Maillot ou la danse en destin...

Par Frank Davit, 5 décembre 2024 à 23:19

Arts en scène

Un livre qui vient de sortir, La danse en festin, paru chez Gallimard, où il raconte sa trajectoire artistique de l’intérieur, du plus profond de son être, au cœur de l’expérience intime qu’est l’acte de créer. Des spectacles en tournée. Et là, dans l’immédiat, le Monaco Dance Forum et La Mégère apprivoisée. Au milieu de son actualité bien remplie, Jean-Christophe Maillot nous a accordé un entretien. Et ce qui transparaît dans les propos de cet homme aux soixante-cinq créations et aux multiples récompenses (dont trois Masques d’or pour La Mégère, les plus hautes distinctions du monde la danse), c'est l’image d’un créateur dans la plénitude de son travail et dans la conscience de son œuvre. Portrait d’un artiste en jeu avec son art, pour la beauté du geste ! Maillot ou la danse en destin…

Divertir, surprendre, émouvoir… Au fil du temps, qu’est-ce qui vous séduit dans la dynamique du Monaco Dance Forum et dans sa mise en œuvre ?


Le Monaco Dance Forum est une formidable opportunité de montrer la diversité des langages chorégraphiques. C’est essentiel car comme tout art, la danse connaît des modes, des courants et même parfois des dogmatismes dans lesquels tout un chacun peut se laisser enfermer. En début de saison, lorsque nous ébauchons la programmation du Monaco Dance Forum avec Josu Zabala, je m’oblige à regarder vers tous les horizons de l’art chorégraphique. J’ai toujours refusé les étiquettes et les appartenances qui sont des freins à la création et ce festival est le plus sûr moyen de les tenir à distance.


Après plus de trente ans à la tête des Ballets de Monte-Carlo, garder la foi, faire acte de renouveau, se réinventer... Qu’est ce qui fait courir Jean-Christophe Maillot ?


Mon rapport au temps a changé. Je ne suis plus dans cette dynamique qui pousse un chorégraphe à créer une œuvre, voire plusieurs, chaque année pour creuser son sillon dans le paysage culturel. Je ne ressens plus cette urgence à créer pour faire mes preuves. J’ai créé 65 ballets et j’ai à présent une idée claire de ce qui rend mon répertoire singulier. J’aime le voir évoluer au gré des nouveaux danseurs qui intègrent la compagnie et qui rendent sa lecture chaque fois différente. Quant à la création, je lui donne plus de temps. Je ne me précipite pas sur un ballet. Je le laisse grossir dans un coin de ma tête et quand il arrive à maturité… je presse.

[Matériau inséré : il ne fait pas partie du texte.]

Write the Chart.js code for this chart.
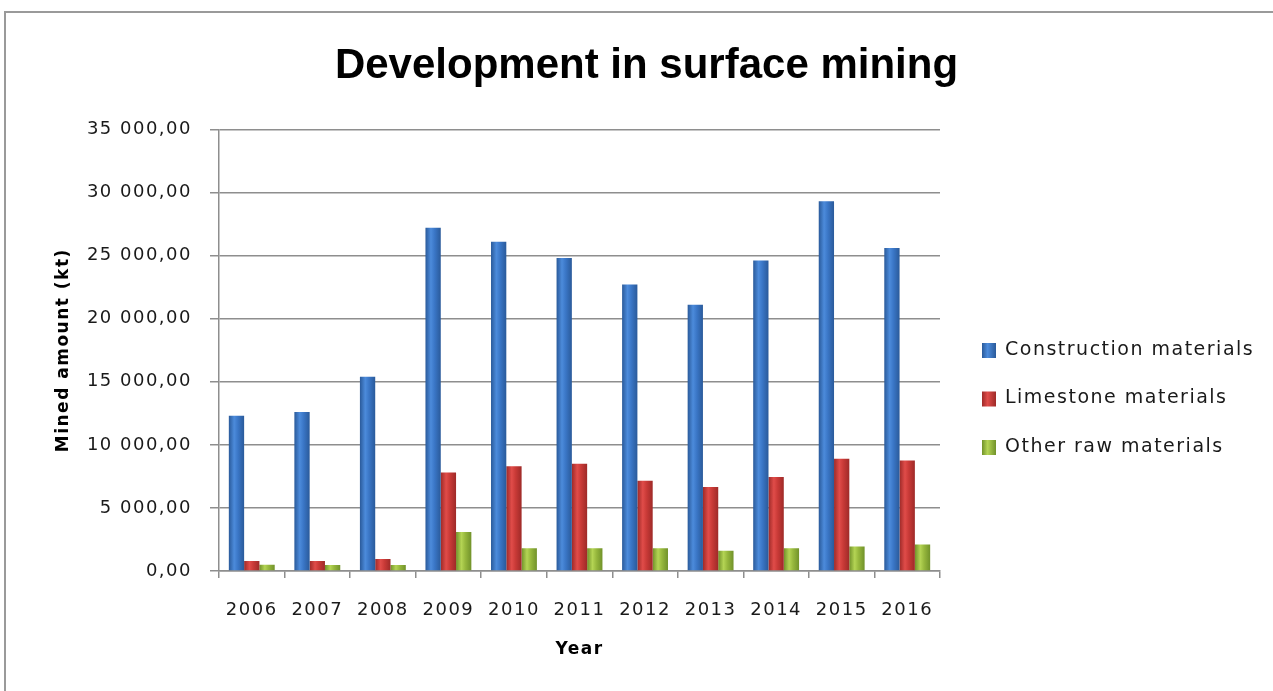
<!DOCTYPE html>
<html><head><meta charset="utf-8">
<script src="https://cdn.jsdelivr.net/npm/chart.js@4.4.1/dist/chart.umd.min.js"></script>
<style>
html,body{margin:0;padding:0;background:#fff;overflow:hidden;}
#frame{position:absolute;left:4px;top:11px;width:1300px;height:700px;border-left:2px solid #9a9a9a;border-top:2px solid #9a9a9a;}
#wrap{position:absolute;left:0;top:0;width:1273px;height:691px;}
</style></head><body>
<div id="frame"></div>
<div id="wrap"><canvas id="c" width="1273" height="691"></canvas></div>
<script>
const chartTitle = 'Development in surface mining';
const years = ['2006','2007','2008','2009','2010','2011','2012','2013','2014','2015','2016'];
const seriesNames = ['Construction materials','Limestone materials','Other raw materials'];
const construction = [12300,12600,15400,27200,26100,24800,22700,21100,24600,29300,25600];
const limestone    = [800,800,950,7800,8300,8500,7150,6650,7450,8900,8750];
const otherRaw     = [500,480,480,3100,1800,1800,1800,1600,1800,1950,2100];
const yMin = 0, yMax = 35000, yStep = 5000;

const palettes = [
  {dark:'#2a5a9a', light:'#4c8bdb', mid:'#3a76c6'},
  {dark:'#9e2a28', light:'#e04c49', mid:'#c93a37'},
  {dark:'#71922a', light:'#b4d454', mid:'#97b83d'}
];

function barFill(p){
  return (c) => {
    const el = c.element;
    if (!el || !isFinite(el.x) || !el.width) return p.mid;
    const g = c.chart.ctx.createLinearGradient(el.x - el.width/2, 0, el.x + el.width/2, 0);
    g.addColorStop(0, p.dark); g.addColorStop(0.35, p.light);
    g.addColorStop(0.6, p.mid); g.addColorStop(1, p.dark);
    return g;
  };
}

function fmt(v){
  return Math.round(v).toString().replace(/\B(?=(\d{3})+(?!\d))/g, ' ') + ',00';
}

const gridColor = '#8e8e8e';

const spacingPlugin = {
  id:'spacing',
  beforeDraw(chart){ chart.ctx.letterSpacing = '1.5px'; },
  afterLayout(chart){
    const t = chart.titleBlock;
    if (t){ t.left = 20; t.right = 1273; t.width = 1253; }
  },
  afterDraw(chart){
    const ctx = chart.ctx;
    ctx.save();
    ctx.letterSpacing = '1.5px';
    ctx.font = '19px "DejaVu Sans"';
    ctx.textBaseline = 'middle';
    ctx.textAlign = 'left';
    chart.data.datasets.forEach((ds, i) => {
      const y = 350 + i * 48.5;
      const p = palettes[i];
      const g = ctx.createLinearGradient(982, 0, 996, 0);
      g.addColorStop(0, p.dark); g.addColorStop(0.4, p.light); g.addColorStop(1, p.dark);
      ctx.fillStyle = g;
      ctx.fillRect(982, y - 7, 14, 15);
      ctx.fillStyle = '#1a1a1a';
      ctx.fillText(ds.label, 1005, y);
    });
    ctx.restore();
    ctx.letterSpacing = '0px';
  }
};

const chart = new Chart(document.getElementById('c'), {
  type:'bar',
  data:{
    labels: years,
    datasets:[
      {label: seriesNames[0], data: construction, backgroundColor: barFill(palettes[0])},
      {label: seriesNames[1], data: limestone, backgroundColor: barFill(palettes[1])},
      {label: seriesNames[2], data: otherRaw, backgroundColor: barFill(palettes[2])}
    ]
  },
  options:{
    responsive:false,
    animation:false,
    devicePixelRatio:1,
    categoryPercentage:0.7,
    barPercentage:1,
    layout:{padding:{left:0, right:333, top:0, bottom:0}},
    plugins:{
      legend:{display:false},
      tooltip:{enabled:false},
      title:{display:true, text: chartTitle, color:'#000',
        font:{family:'Liberation Sans', size:42, weight:'bold'},
        padding:{top:41, bottom:38}}
    },
    scales:{
      x:{
        grid:{display:true, drawOnChartArea:false, drawTicks:true, tickLength:7, offset:true, color:gridColor, lineWidth:1.5},
        border:{display:true, color:gridColor, width:1.5},
        ticks:{padding:22, autoSkip:false, maxRotation:0, minRotation:0, color:'#1a1a1a', font:{family:'DejaVu Sans', size:18}},
        title:{display:true, text:'Year', color:'#000', font:{family:'DejaVu Sans', size:17, weight:'bold'}, padding:{top:0, bottom:31}},
        afterFit(s){ s.height = 120; }
      },
      y:{
        min:yMin, max:yMax,
        ticks:{stepSize:yStep, padding:18, color:'#1a1a1a', font:{family:'DejaVu Sans', size:18}, callback: fmt},
        grid:{color:gridColor, lineWidth:1.5, tickLength:9, drawTicks:true},
        border:{display:true, color:gridColor, width:1.5},
        title:{display:true, text:'Mined amount (kt)', color:'#000', font:{family:'DejaVu Sans', size:17, weight:'bold'}, padding:{top:53, bottom:0}},
        afterFit(s){ s.width = 219; }
      }
    }
  },
  plugins:[spacingPlugin]
});

const tb = chart.titleBlock;
if (tb){
  const origDraw = tb.draw.bind(tb);
  tb.draw = function(a){ const ctx = this.ctx; const ls = ctx.letterSpacing; ctx.letterSpacing = '0px'; origDraw(a); ctx.letterSpacing = ls; };
}
chart.update('none');
</script>
</body></html>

Que vous inspire l’acte de danser aujourd’hui ?


Actuellement, c’est indéniable, il y a une explosion de propositions chorégraphiques qui font feu de toute tendance et tendent à désacraliser l’acte même de créer. Est-ce bien, est-ce mal ? Ni l’un ni l’autre. Comme dans toute évolution, certaines de ces propositions sont ridicules, d’autres sont innovantes. Le temps fera son œuvre et démêlera le pertinent du superflu.

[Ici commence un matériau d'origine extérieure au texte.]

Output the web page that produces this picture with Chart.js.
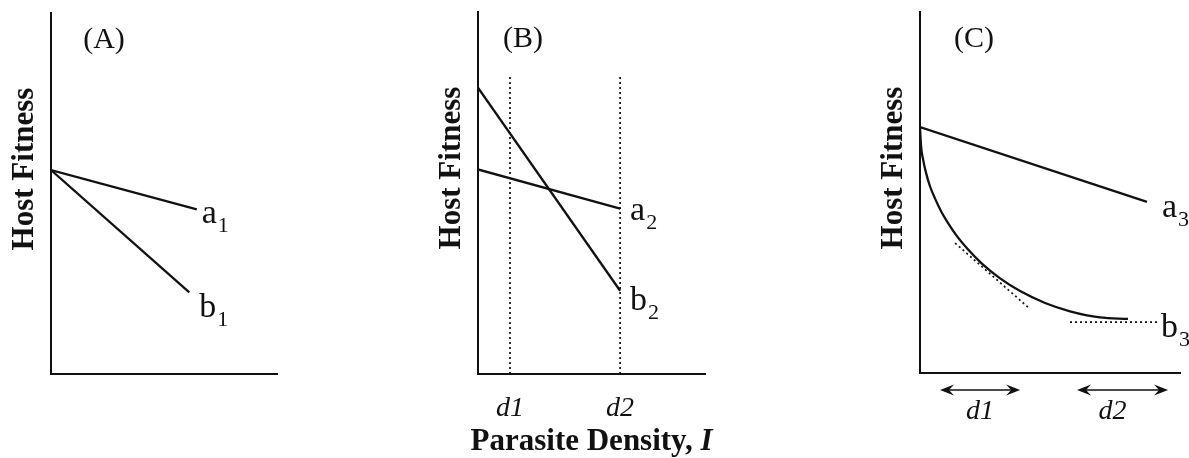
<!DOCTYPE html>
<html>
<head>
<meta charset="utf-8">
<script src="https://cdn.jsdelivr.net/npm/chart.js@4.4.1/dist/chart.umd.min.js"></script>
<style>
  body { margin: 0; background: #fff; }
  .panel { position: absolute; top: 0; height: 458px; }
</style>
</head>
<body>
<div class="panel" style="left:0;width:300px"><canvas id="panelA"></canvas></div>
<div class="panel" style="left:400px;width:340px"><canvas id="panelB"></canvas></div>
<div class="panel" style="left:850px;width:339px"><canvas id="panelC"></canvas></div>
<script>
// arbitrary units, both axes 0..10
const axisMin = 0;
const axisMax = 10;

// (A)
const a1 = [[0, 5.65], [6.45, 4.56]];
const b1 = [[0, 5.65], [6.12, 2.26]];

// (B)
const a2 = [[0, 5.65], [6.26, 4.57]];
const b2 = [[0, 7.91], [6.26, 2.30]];
const densityMarks = [1.41, 6.26];
const densityTop = 8.28;
const densityLabels = ['d1', 'd2'];

// (C)
const a3 = [[0, 6.81], [8.73, 4.74]];
const b3 = [[0, 6.81], [0.04, 6.29], [0.12, 5.91], [0.23, 5.55], [0.38, 5.18], [0.58, 4.83],
            [0.81, 4.48], [1.08, 4.15], [1.42, 3.79], [1.85, 3.42], [2.38, 3.03], [3.08, 2.62],
            [3.85, 2.27], [4.81, 1.94], [5.77, 1.71], [6.92, 1.54], [8.0, 1.50]];
const b3Slope = [[1.35, 3.60], [4.19, 1.80]];
const b3Floor = [[5.77, 1.41], [9.12, 1.41]];
const rangeArrows = [[0.77, 3.85], [6.04, 9.54]];
const rangeLabelPos = [2.31, 7.4];

const ink = '#111';
const serif = '"Liberation Serif", "Times New Roman", serif';

const pts = arr => arr.map(p => ({x: p[0], y: p[1]}));
const last = arr => arr[arr.length - 1];

function solid(arr, extra) {
    return Object.assign({data: pts(arr), borderColor: ink, borderWidth: 2.3, pointRadius: 0, tension: 0}, extra || {});
}
function dotted(arr) {
    return {data: pts(arr), borderColor: ink, borderWidth: 1.7, borderDash: [2, 3], pointRadius: 0, tension: 0};
}

function drawArrowHead(ctx, x, y, dir) {
    ctx.beginPath();
    ctx.moveTo(x, y);
    ctx.lineTo(x - dir * 14, y - 5.5);
    ctx.lineTo(x - dir * 9, y);
    ctx.lineTo(x - dir * 14, y + 5.5);
    ctx.closePath();
    ctx.fill();
}

function figureText(cfg) {
    return {
        id: 'figureText',
        afterDraw(chart) {
            const {ctx, chartArea: area} = chart;
            const x = chart.scales.x, y = chart.scales.y;
            ctx.save();
            ctx.fillStyle = ink;
            ctx.strokeStyle = ink;
            ctx.textBaseline = 'alphabetic';

            ctx.font = '30px ' + serif;
            ctx.textAlign = 'center';
            ctx.fillText(cfg.panel, area.left + cfg.panelDx, area.top + 35);

            ctx.save();
            ctx.translate(area.left - 18, area.top + 156);
            ctx.rotate(-Math.PI / 2);
            ctx.font = 'bold 31px ' + serif;
            ctx.fillText('Host Fitness', 0, 0);
            ctx.restore();

            ctx.textAlign = 'left';
            cfg.labels.forEach(l => {
                const px = x.getPixelForValue(l.at[0]) + l.dx;
                const py = y.getPixelForValue(l.at[1]) + l.dy;
                ctx.font = '34px ' + serif;
                ctx.fillText(l.letter, px, py);
                const w = ctx.measureText(l.letter).width;
                ctx.font = '22px ' + serif;
                ctx.fillText(l.sub, px + w + 1, py + 9);
            });

            if (cfg.arrows) {
                const ay = area.bottom + 17;
                ctx.lineWidth = 1.3;
                cfg.arrows.forEach(r => {
                    const x1 = x.getPixelForValue(r[0]), x2 = x.getPixelForValue(r[1]);
                    ctx.beginPath();
                    ctx.moveTo(x1 + 6, ay);
                    ctx.lineTo(x2 - 6, ay);
                    ctx.stroke();
                    drawArrowHead(ctx, x1, ay, -1);
                    drawArrowHead(ctx, x2, ay, 1);
                });
            }

            if (cfg.xTitle) {
                const part1 = 'Parasite Density, ';
                const part2 = 'I';
                ctx.font = 'bold 31px ' + serif;
                const w1 = ctx.measureText(part1).width;
                ctx.font = 'italic bold 31px ' + serif;
                const w2 = ctx.measureText(part2).width;
                const cx = (area.left + area.right) / 2;
                const sx = cx - (w1 + w2) / 2;
                ctx.font = 'bold 31px ' + serif;
                ctx.fillText(part1, sx, area.bottom + 76);
                ctx.font = 'italic bold 31px ' + serif;
                ctx.fillText(part2, sx + w1, area.bottom + 76);
            }
            ctx.restore();
        }
    };
}

// bottomSpace: room under the x axis (kept inside the scale box so tick labels are not clipped)
function makeScales(bottomSpace, tickValues, tickNames, tickPad) {
    const border = {display: true, color: ink, width: 2};
    const x = {
        type: 'linear', min: axisMin, max: axisMax,
        grid: {display: false, drawTicks: false},
        border: border,
        ticks: {display: false},
        afterFit: s => { s.height = bottomSpace; }
    };
    if (tickValues) {
        x.ticks = {
            display: true, autoSkip: false, maxRotation: 0, minRotation: 0, padding: tickPad, color: ink,
            font: {family: serif, size: 28, style: 'italic'},
            callback: (v, i) => tickNames[i]
        };
        x.afterBuildTicks = s => { s.ticks = tickValues.map(v => ({value: v})); };
    }
    return {
        x: x,
        y: {
            type: 'linear', min: axisMin, max: axisMax,
            grid: {display: false, drawTicks: false},
            border: border,
            ticks: {display: false},
            afterFit: s => { s.width = 0; }
        }
    };
}

function baseOptions(padding, scales) {
    return {
        responsive: true,
        maintainAspectRatio: false,
        animation: false,
        events: [],
        layout: {padding: padding},
        plugins: {legend: {display: false}, tooltip: {enabled: false}},
        scales: scales
    };
}

new Chart(document.getElementById('panelA'), {
    type: 'line',
    data: {datasets: [solid(a1), solid(b1)]},
    options: baseOptions({left: 51, top: 13, right: 23, bottom: 0}, makeScales(84)),
    plugins: [figureText({
        panel: '(A)', panelDx: 53,
        labels: [
            {letter: 'a', sub: '1', at: last(a1), dx: 5, dy: 14},
            {letter: 'b', sub: '1', at: last(b1), dx: 10, dy: 25}
        ]
    })]
});

new Chart(document.getElementById('panelB'), {
    type: 'line',
    data: {datasets: [
        solid(a2), solid(b2),
        ...densityMarks.map(d => dotted([[d, 0], [d, densityTop]]))
    ]},
    options: baseOptions({left: 78, top: 12, right: 35, bottom: 0}, makeScales(84, densityMarks, densityLabels, 17.75)),
    plugins: [figureText({
        panel: '(B)', panelDx: 45,
        labels: [
            {letter: 'a', sub: '2', at: last(a2), dx: 10, dy: 11},
            {letter: 'b', sub: '2', at: last(b2), dx: 10, dy: 19}
        ],
        xTitle: true
    })]
});

new Chart(document.getElementById('panelC'), {
    type: 'line',
    data: {datasets: [
        solid(a3),
        solid(b3, {cubicInterpolationMode: 'monotone'}),
        dotted(b3Slope),
        dotted(b3Floor)
    ]},
    options: baseOptions({left: 70, top: 12, right: 9, bottom: 0}, makeScales(85, rangeLabelPos, densityLabels, 21.75)),
    plugins: [figureText({
        panel: '(C)', panelDx: 54,
        labels: [
            {letter: 'a', sub: '3', at: last(a3), dx: 15, dy: 15},
            {letter: 'b', sub: '3', at: last(b3Floor), dx: 4, dy: 15}
        ],
        arrows: rangeArrows
    })]
});
</script>
</body>
</html>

Vous reprenez l’un de vos ballets, La Mégère apprivoisée, où les rapports homme/femme sont au cœur du propos.


J’ai toujours fait des ballets de femmes. Je veux dire par là que dans tous mes ballets, ce sont elles qui font preuve de clairvoyance et agissent pour se donner les moyens d’atteindre leurs objectifs. Les hommes y sont moins fins. Ils sont davantage occupés à incarner les valeurs qu’on attend d’eux : virilité, fierté, réussite sociale… Dans mes ballets, ce sont les femmes qui font voler cela en éclats. Juliette et Cendrillon en sont deux exemples. Cela ne se fait pas sans difficultés, il y a pas mal d’obstacles tels que la prédation des hommes ou le patriarcat en effet mais il y a aussi des choses plus sournoises et que l’on remet moins facilement en question, aujourd’hui encore : les conventions liées à l’origine sociale, à l’argent, à la reproduction des classes entre elles. Et là, qu’on soit femme ou homme, tout le monde participe et veille au grain. C’est cela précisément que refuse Katharina dans ma Mégère apprivoisée.